Ein zweiter Blick auf Mentalitäten und Identitäten zeigt: Der Rhein ist nicht die entscheidende Grenze zwischen Mannheim und Ludwigshafen, zwischen Wiesbaden und Mainz.

Schwöbel: Die Trennung zu den Schwaben empfinden wir als natürlich, aber die Trennung durch den Rhein empfinden wir als schmerzlich.

Habekost: Natürlich, der Rhein ist ne massive Trennung, obwohl ich sag immer: der Rhein ist ein Fluss, den man überqueren sollte und zwar so oft wie möglich.

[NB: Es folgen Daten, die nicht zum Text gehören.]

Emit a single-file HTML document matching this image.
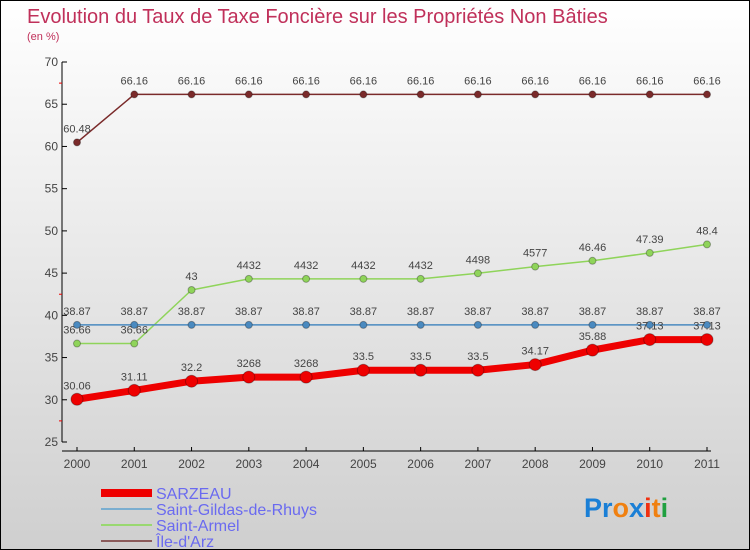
<!DOCTYPE html>
<html><head><meta charset="utf-8"><style>
html,body{margin:0;padding:0}
body{width:750px;height:550px;overflow:hidden;font-family:"Liberation Sans",sans-serif}
#wrap{position:relative;width:748px;height:548px;border:1px solid #000;background:linear-gradient(#ffffff,#cfcfcf)}
</style></head><body>
<div id="wrap">
<svg id="chart" width="748" height="548" style="position:absolute;left:0;top:0">
<text x="26" y="22" font-size="20" fill="#c0305a">Evolution du Taux de Taxe Foncière sur les Propriétés Non Bâties</text>
<text x="26" y="39" font-size="11" fill="#c0305a">(en %)</text>
<g id="axes"></g><g id="series"></g><g id="legend"></g>
<text x="583" y="516" font-size="27" font-weight="bold"><tspan fill="#1a7fd6">Pr</tspan><tspan fill="#f08010">o</tspan><tspan fill="#1a7fd6">x</tspan><tspan fill="#f03010">i</tspan><tspan fill="#f08010">t</tspan><tspan fill="#20a040">i</tspan></text>
</svg></div>
<script>
const years=["2000","2001","2002","2003","2004","2005","2006","2007","2008","2009","2010","2011"];
const yTicks=[25,30,35,40,45,50,55,60,65,70];
const sarzeau=[30.06,31.11,32.2,32.68,32.68,33.5,33.5,33.5,34.17,35.88,37.13,37.13];
const sarzeauLabels=["30.06","31.11","32.2","3268","3268","33.5","33.5","33.5","34.17","35.88","37.13","37.13"];
const gildas=[38.87,38.87,38.87,38.87,38.87,38.87,38.87,38.87,38.87,38.87,38.87,38.87];
const gildasLabels=["38.87","38.87","38.87","38.87","38.87","38.87","38.87","38.87","38.87","38.87","38.87","38.87"];
const armel=[36.66,36.66,43,44.32,44.32,44.32,44.32,44.98,45.77,46.46,47.39,48.4];
const armelLabels=["36.66","36.66","43","4432","4432","4432","4432","4498","4577","46.46","47.39","48.4"];
const arz=[60.48,66.16,66.16,66.16,66.16,66.16,66.16,66.16,66.16,66.16,66.16,66.16];
const arzLabels=["60.48","66.16","66.16","66.16","66.16","66.16","66.16","66.16","66.16","66.16","66.16","66.16"];
const NS="http://www.w3.org/2000/svg";
const X=i=>76+i*(630/11);
const Y=v=>61+(70-v)*(380/45);
function mk(t,a,p){const e=document.createElementNS(NS,t);for(const k in a)e.setAttribute(k,a[k]);p.appendChild(e);return e;}
const ax=document.getElementById('axes');
let l=mk('line',{x1:61,y1:61,x2:61,y2:441,stroke:'#000'},ax);

yTicks.forEach(v=>{mk('line',{x1:61,y1:Y(v),x2:66,y2:Y(v),stroke:'#000'},ax);
 const t=mk('text',{x:57,y:Y(v)+4,'text-anchor':'end','font-size':12,fill:'#444'},ax);t.textContent=v;
 });
[67.5,42.5,27.5].forEach(v=>mk('line',{x1:58,y1:Y(v),x2:61,y2:Y(v),stroke:'#e00'},ax));
l=mk('line',{x1:61,y1:450,x2:710,y2:450,stroke:'#000'},ax);

years.forEach((y,i)=>{mk('line',{x1:X(i),y1:446,x2:X(i),y2:450,stroke:'#000'},ax);
 const t=mk('text',{x:X(i),y:467,'text-anchor':'middle','font-size':12,fill:'#444'},ax);t.textContent=y;
 });
const sg=document.getElementById('series');
function series(name,vals,labs,color,w,r,dy){
 const g=mk('g',{},sg);
 mk('polyline',{points:vals.map((v,i)=>X(i)+','+Y(v)).join(' '),fill:'none',stroke:color,'stroke-width':w,'stroke-linejoin':'round'},g);
 vals.forEach((v,i)=>{const c=mk('circle',{cx:X(i),cy:Y(v),r:r,fill:color,stroke:'rgba(0,0,0,0.3)'},g);
  
  const t=mk('text',{x:X(i),y:Y(v)+dy,'text-anchor':'middle','font-size':11,fill:'#444'},g);t.textContent=labs[i];
  });
}
series('ile-d-arz',arz,arzLabels,'#7a2a2a',1.5,3.5,-10);
series('saint-armel',armel,armelLabels,'#8fd45a',1.5,3.5,-10);
series('saint-gildas',gildas,gildasLabels,'#4a8ac0',1.5,3.5,-10);
series('sarzeau',sarzeau,sarzeauLabels,'#ee0000',7,6,-10);
const lg=document.getElementById('legend');
[["SARZEAU","#ee0000",8],["Saint-Gildas-de-Rhuys","#7aaed0",2],["Saint-Armel","#99d870",2],["Île-d'Arz","#8a5a5a",2]].forEach((e,i)=>{
 const g=mk('g',{},lg);
 const y=492+i*16;
 mk('line',{x1:100,y1:y,x2:151,y2:y,stroke:e[1],'stroke-width':e[2]},g);
 const t=mk('text',{x:155,y:y+6,'font-size':16,fill:'#6a6af0'},g);t.textContent=e[0];});
</script>
</body></html>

Neradt: Der Rhein teilt nicht. Der verbindet. Der Rhein teilt ja nur Hessen und Rheinhessen.

Bachmann: Ich würde auf jeden Fall einfach sagen: Der Rhein ist einfach verbindend. Das kann man gar nicht als Grenze sehen. In keinster Weise.

Der Suche nach den unterschiedlichen Typen von Rheinland-Pfälzern und ihren Nachbarn nicht nur zum Ufer Grenzfluss. Sondern auch zum Bindestrich ´zwischen Rheinland und Pfalz.

Habekost: Rheinland-Pfalz hat einen Bindestrich. Hessen hat keinen Bindestrich, Berlin, Brandenburg hat keinen Bindestrich. Überall da, wo ein Bindestrich bei ist, ist was Künstliches geschaffen worden. Und die Identität von so einem künstlichen Gebilde vorzurufen, das ist schon ziemlich schwer. Ich fühl mich nicht als Rheinland-Pfälzer, ich fühl mich als Kurpfälzer.

Schwöbel: Ich würde nie sagen, ich bin Baden-Württemberger. Ist ein ganz künstliches Wort. Ich bin Kurpfälzer.

Neradt: Ich fühl mich als Mainzerin. Ich bin ne Rheingauerin, ich lebe in Hessen, aber mein Lebensgefühl ist Mainzerisch.

Bachmann: Ich persönlich, ich fühle mich /nicht/ als Rheinland-Pfälzer. Ich fühle mich halt als Mainzer. Ist ja ganz klar.